3dfx has truly screwed themselves by not supporting AGP texturing, and it has nothing at all to do with performance or gaming. They have the worst return on R&amp;D dollars spent because of this, their products come and go in the gamers market and are gone, not to be heard from again. nVidia, ATi and even S3 have parts long past what we would consider useable shipping in large quantities(RagePro, 128ZX etc) and continuing to turn a profit many years after the last R&amp;D dollar has been spent on them.

3dfx has nothing out now that can hope to duplicate that, the V3 is a non option, while the TNT2 has already been moved into an integrated solution with the MX on the way and for ATi they have had the Rage128 series of chips integrated for quite some time. The market is moving to lower priced solutions for OEMs, we are the exception, certainly not the rule, on even paying $100 for a graphics board, let alone $200-$300(or more) where 3dfx seems to focus.

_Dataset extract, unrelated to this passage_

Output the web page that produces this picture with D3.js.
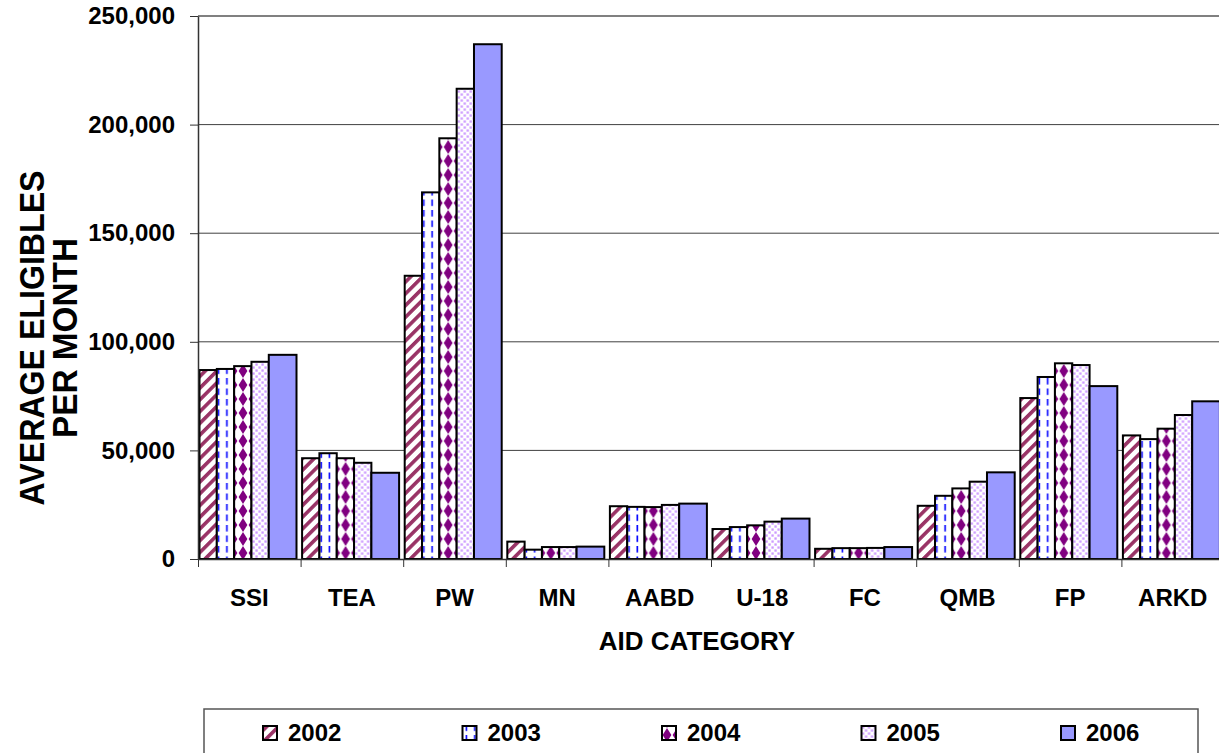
<!DOCTYPE html>
<html>
<head>
<meta charset="utf-8">
<script src="https://cdn.jsdelivr.net/npm/d3@7/dist/d3.min.js"></script>
<style>
  body { margin: 0; background: #fff; }
  text { font-family: Arial, "Liberation Sans", sans-serif; font-weight: bold; fill: #000; }
</style>
</head>
<body>
<svg id="chart" width="1219" height="753"></svg>
<script>
// aid categories on the x axis
var categories = ["SSI", "TEA", "PW", "MN", "AABD", "U-18", "FC", "QMB", "FP", "ARKD"];
var years = ["2002", "2003", "2004", "2005", "2006"];

// average eligibles per month
var v2002 = [87000, 46400, 130400, 8000, 24300, 13800, 4700, 24500, 74100, 56900];
var v2003 = [87500, 48700, 168800, 4300, 24000, 14700, 5000, 29100, 83800, 55200];
var v2004 = [88800, 46400, 193700, 5500, 23900, 15500, 5000, 32500, 90100, 60000];
var v2005 = [90800, 44300, 216500, 5500, 24900, 17200, 5100, 35600, 89300, 66300];
var v2006 = [94000, 39700, 237000, 5700, 25500, 18600, 5500, 39900, 79600, 72600];

var yTicks = [0, 50000, 100000, 150000, 200000, 250000];

var series = [v2002, v2003, v2004, v2005, v2006];

var svg = d3.select("#chart");
var width = 1219, height = 753;

// plot area (runs a little past the right edge, like the original)
var plotLeft = 198, plotTop = 16, plotBottom = 559, step = 102.6;

var x = d3.scaleBand()
    .domain(categories)
    .range([plotLeft, plotLeft + step * categories.length]);

var y = d3.scaleLinear()
    .domain([0, 250000])
    .range([plotBottom, plotTop]);

// last bar of every group is drawn wider in the source chart
var widthUnits = [1, 1, 1, 1, 1.6];
var edges = d3.cumsum([0].concat(widthUnits));
var inner = d3.scaleLinear().domain([0, d3.sum(widthUnits)]).range([1.5, 98.5]);

// ---- fill patterns ----
var defs = svg.append("defs");

var p0 = defs.append("pattern").attr("id", "pat0")
    .attr("patternUnits", "userSpaceOnUse")
    .attr("width", 8.3).attr("height", 8.3)
    .attr("patternTransform", "rotate(45)");
p0.append("rect").attr("width", 8.3).attr("height", 8.3).attr("fill", "#fff");
p0.append("rect").attr("width", 3.6).attr("height", 8.3).attr("fill", "#993366");

var p1 = defs.append("pattern").attr("id", "pat1")
    .attr("patternUnits", "userSpaceOnUse")
    .attr("width", 8.3).attr("height", 10.5);
p1.append("rect").attr("width", 8.3).attr("height", 10.5).attr("fill", "#fff");
p1.append("line").attr("x1", 4).attr("x2", 4).attr("y1", 0).attr("y2", 6.5)
    .attr("stroke", "#0000ff").attr("stroke-width", 1.6);

var p2 = defs.append("pattern").attr("id", "pat2")
    .attr("patternUnits", "userSpaceOnUse")
    .attr("width", 10).attr("height", 14);
p2.append("rect").attr("width", 10).attr("height", 14).attr("fill", "#fff");
p2.append("path").attr("d", "M5,0 L9.4,7 L5,14 L0.6,7 Z").attr("fill", "#800080");

var p3 = defs.append("pattern").attr("id", "pat3")
    .attr("patternUnits", "userSpaceOnUse")
    .attr("width", 6).attr("height", 6);
p3.append("rect").attr("width", 6).attr("height", 6).attr("fill", "#fff");
p3.append("rect").attr("x", 0.4).attr("y", 0.4).attr("width", 2.3).attr("height", 2.3).attr("fill", "#cc99ff");
p3.append("rect").attr("x", 3.4).attr("y", 3.4).attr("width", 2.3).attr("height", 2.3).attr("fill", "#cc99ff");

var fills = ["url(#pat0)", "url(#pat1)", "url(#pat2)", "url(#pat3)", "#9999ff"];

// ---- gridlines ----
svg.append("g")
    .selectAll("line")
    .data(yTicks.slice(1))
    .join("line")
    .attr("x1", plotLeft).attr("x2", width)
    .attr("y1", d => y(d)).attr("y2", d => y(d))
    .attr("stroke", d => d == 250000 ? "#808080" : "#404040")
    .attr("stroke-width", d => d == 250000 ? 2 : 1);

// ---- bars ----
var groups = svg.append("g")
    .selectAll("g")
    .data(categories)
    .join("g")
    .attr("transform", d => "translate(" + x(d) + ",0)");

groups.selectAll("rect")
    .data((c, ci) => series.map((s, si) => ({ si: si, v: s[ci] })))
    .join("rect")
    .attr("x", d => inner(edges[d.si]))
    .attr("width", d => inner(edges[d.si + 1]) - inner(edges[d.si]))
    .attr("y", d => y(d.v))
    .attr("height", d => y(0) - y(d.v))
    .attr("fill", d => fills[d.si])
    .attr("stroke", "#000")
    .attr("stroke-width", 2);

// ---- y axis ----
var yAxis = svg.append("g")
    .attr("transform", "translate(" + plotLeft + ",0)")
    .call(d3.axisLeft(y).tickValues(yTicks).tickSize(8).tickSizeOuter(0)
        .tickPadding(15).tickFormat(d3.format(",")));
yAxis.select(".domain").attr("stroke", "#333").attr("stroke-width", 1.5);
yAxis.selectAll(".tick line").attr("stroke", "#333");
yAxis.selectAll("text").style("font-size", "24px").attr("fill", "#000");

// ---- x axis: ticks between groups, labels centred ----
var xb = d3.scaleLinear().domain([0, categories.length]).range([plotLeft, plotLeft + step * categories.length]);
var xAxis = svg.append("g")
    .attr("transform", "translate(0," + plotBottom + ")")
    .call(d3.axisBottom(xb).tickValues(d3.range(0, categories.length + 1)).tickSize(8)
        .tickSizeOuter(0).tickFormat(""));
xAxis.select(".domain").attr("stroke", "#333").attr("stroke-width", 1.5);
xAxis.selectAll(".tick line").attr("stroke", "#333");

var xLabels = svg.append("g")
    .attr("transform", "translate(0," + plotBottom + ")")
    .call(d3.axisBottom(x).tickSize(0).tickPadding(30));
xLabels.select(".domain").remove();
xLabels.selectAll("text").style("font-size", "24px").attr("fill", "#000");

// ---- axis titles ----
svg.append("text")
    .attr("x", 697).attr("y", 650)
    .attr("text-anchor", "middle")
    .style("font-size", "26px")
    .text("AID CATEGORY");

var yTitle = svg.append("text")
    .attr("transform", "translate(0,338) rotate(-90)")
    .attr("text-anchor", "middle")
    .style("font-size", "35px");
yTitle.append("tspan").attr("x", 0).attr("y", 44)
    .attr("textLength", 335).attr("lengthAdjust", "spacingAndGlyphs")
    .text("AVERAGE ELIGIBLES");
yTitle.append("tspan").attr("x", 0).attr("y", 77)
    .attr("textLength", 200).attr("lengthAdjust", "spacingAndGlyphs")
    .text("PER MONTH");

// ---- legend ----
var legend = svg.append("g");
legend.append("rect")
    .attr("x", 204).attr("y", 709)
    .attr("width", 994).attr("height", 80)
    .attr("fill", "#fff")
    .attr("stroke", "#555").attr("stroke-width", 1.5);

var item = legend.selectAll("g.item")
    .data(years)
    .join("g")
    .attr("class", "item")
    .attr("transform", (d, i) => "translate(" + (263 + i * 199.5) + ",0)");

item.append("rect")
    .attr("x", 0).attr("y", 726)
    .attr("width", 14).attr("height", 14)
    .attr("fill", (d, i) => fills[i])
    .attr("stroke", "#000").attr("stroke-width", 2);

item.append("text")
    .attr("x", 25).attr("y", 741)
    .style("font-size", "24px")
    .text(d => d);
</script>
</body>
</html>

I have it at 50/50 if 3dfx survives another year, killer product or not. They have proven that they can hold the best selling retail board for an entire year(well over) and not come close to making a singe cent in profit, having the best performing retail board wouldn't be anything new and if histroy is an indicator it won't be close to enough to save them.

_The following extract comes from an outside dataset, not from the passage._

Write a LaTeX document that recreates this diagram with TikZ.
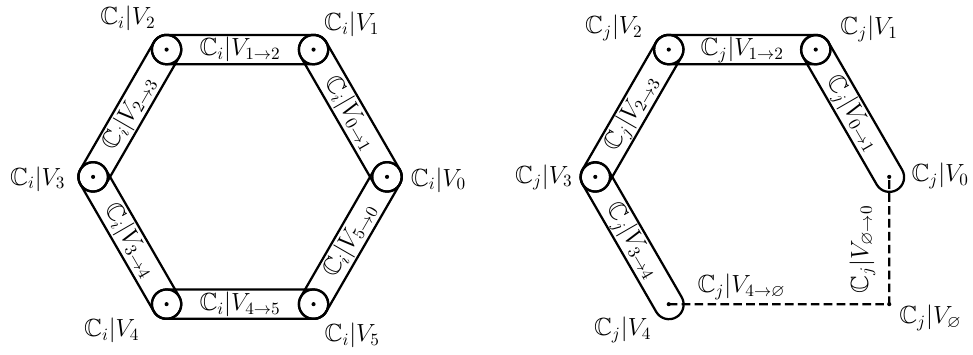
\documentclass[tikz,border=0pt]{standalone}
\usepackage{amsmath,amssymb}
\usepackage{tikz}

\begin{document}
\begin{tikzpicture}[every node/.style={font=\Large}]
\tikzstyle{ring} = [circle, draw, line width=1.3pt, minimum size=0.6cm, inner sep=0pt]
\tikzstyle{tip} = [circle, minimum size=0.6cm, inner sep=0pt]
\tikzstyle{capsule} = [sloped, draw, line width=1.3pt, rounded corners=0.3cm, minimum width=3.6cm, minimum height=0.6cm, inner sep=0pt]
\tikzstyle{elab} = [sloped, inner sep=0pt]
\tikzstyle{vlab} = [inner sep=0pt]
\tikzstyle{link} = [line width=1.3pt, dash pattern=on 5pt off 2.5pt]

\useasboundingbox (-4.9,-3.63) rectangle (14.96,3.61);

% Left ring
\node (a0) [ring] at (0:3) {};
\node (a1) [ring] at (60:3) {};
\node (a2) [ring] at (120:3) {};
\node (a3) [ring] at (180:3) {};
\node (a4) [ring] at (240:3) {};
\node (a5) [ring] at (300:3) {};

% Right ring
\begin{scope}[xshift=10.25cm]
\node (b0) [tip] at (0:3) {};
\node (b1) [ring] at (60:3) {};
\node (b2) [ring] at (120:3) {};
\node (b3) [ring] at (180:3) {};
\node (b4) [tip] at (240:3) {};
\node (bn) [tip] at (3,-2.598) {};
\end{scope}

% Dots
\fill (a0) circle (1.2pt);
\fill (a1) circle (1.2pt);
\fill (a2) circle (1.2pt);
\fill (a3) circle (1.2pt);
\fill (a4) circle (1.2pt);
\fill (a5) circle (1.2pt);
\fill (b0) circle (1.2pt);
\fill (b1) circle (1.2pt);
\fill (b2) circle (1.2pt);
\fill (b3) circle (1.2pt);
\fill (b4) circle (1.2pt);
\fill (bn) circle (1.2pt);

% Vertex labels
\node (la0) [vlab] at ([shift={(1.05,-0.06)}]a0) {$\mathbb{C}_i|V_0$};
\node (la1) [vlab] at ([shift={(0.78,0.52)}]a1) {$\mathbb{C}_i|V_1$};
\node (la2) [vlab] at ([shift={(-0.79,0.63)}]a2) {$\mathbb{C}_i|V_2$};
\node (la3) [vlab] at ([shift={(-1.13,-0.04)}]a3) {$\mathbb{C}_i|V_3$};
\node (la4) [vlab] at ([shift={(-1.12,-0.54)}]a4) {$\mathbb{C}_i|V_4$};
\node (la5) [vlab] at ([shift={(0.79,-0.64)}]a5) {$\mathbb{C}_i|V_5$};
\node (lb0) [vlab] at ([shift={(1.04,0.02)}]b0) {$\mathbb{C}_j|V_0$};
\node (lb1) [vlab] at ([shift={(1.09,0.42)}]b1) {$\mathbb{C}_j|V_1$};
\node (lb2) [vlab] at ([shift={(-1.12,0.44)}]b2) {$\mathbb{C}_j|V_2$};
\node (lb3) [vlab] at ([shift={(-1.05,-0.01)}]b3) {$\mathbb{C}_j|V_3$};
\node (lb4) [vlab] at ([shift={(-0.94,-0.53)}]b4) {$\mathbb{C}_j|V_4$};
\node (lbn) [vlab] at ([shift={(0.84,-0.28)}]bn) {$\mathbb{C}_j|V_\varnothing$};

% Capsules
\path (a1) -- node[capsule] (ea01) {} node[elab] {$\mathbb{C}_i|V_{0\to1}$} (a0);
\path (a2) -- node[capsule] (ea12) {} node[elab] {$\mathbb{C}_i|V_{1\to2}$} (a1);
\path (a3) -- node[capsule] (ea23) {} node[elab] {$\mathbb{C}_i|V_{2\to3}$} (a2);
\path (a3) -- node[capsule] (ea34) {} node[elab] {$\mathbb{C}_i|V_{3\to4}$} (a4);
\path (a4) -- node[capsule] (ea45) {} node[elab] {$\mathbb{C}_i|V_{4\to5}$} (a5);
\path (a5) -- node[capsule] (ea50) {} node[elab] {$\mathbb{C}_i|V_{5\to0}$} (a0);
\path (b1) -- node[capsule] (eb01) {} node[elab] {$\mathbb{C}_j|V_{0\to1}$} (b0);
\path (b2) -- node[capsule] (eb12) {} node[elab] {$\mathbb{C}_j|V_{1\to2}$} (b1);
\path (b3) -- node[capsule] (eb23) {} node[elab] {$\mathbb{C}_j|V_{2\to3}$} (b2);
\path (b3) -- node[capsule] (eb34) {} node[elab] {$\mathbb{C}_j|V_{3\to4}$} (b4);

% Dashed links
\draw [link] (b4.center) -- node[above, pos=0.33, inner sep=2pt] (e4n) {$\mathbb{C}_j|V_{4\to\varnothing}$} (bn.center)
  -- node[sloped, above=5.5pt, pos=0.43, inner sep=2pt] (en0) {$\mathbb{C}_j|V_{\varnothing\to0}$} (b0.center);

\end{tikzpicture}
\end{document}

The problem is that they need money now, and they have yet to release a product that is capable of becoming a viable low end(low end, OEMs think of the GF2MX as a higher end part) solution, and won't until the Rampage at least, which still puts them at nearly a year out for penetrating into the mainstream profit bringing segment without killing their own market(unless they have Fear ready to go in ~six months).

Another thing they need to address is the profitability of their products, they need single chip solutions, multi-chip may sound great for the bleeding edge crowd and high end gamers, but it costs too much to produce(remember, 3dfx needs to start making some real money and then sustain it). The gamers market is very small, although it is attractive it doesn't offer the kind of return on investment to keep up with the R&amp;D power of ATi and nVidia who have wisely focused on the OEM market. Boards like the GF2U are simply &quot;halo&quot; offerings from nVidia, much as the Vette is to Chevy or the Viper to Dodge, they can lose money on them and they are still worth it because they have a halo effect on the product line. 3dfx does need this, but it doesn't do much for their far greater problems, their ability to survive in the marketplace with their business model.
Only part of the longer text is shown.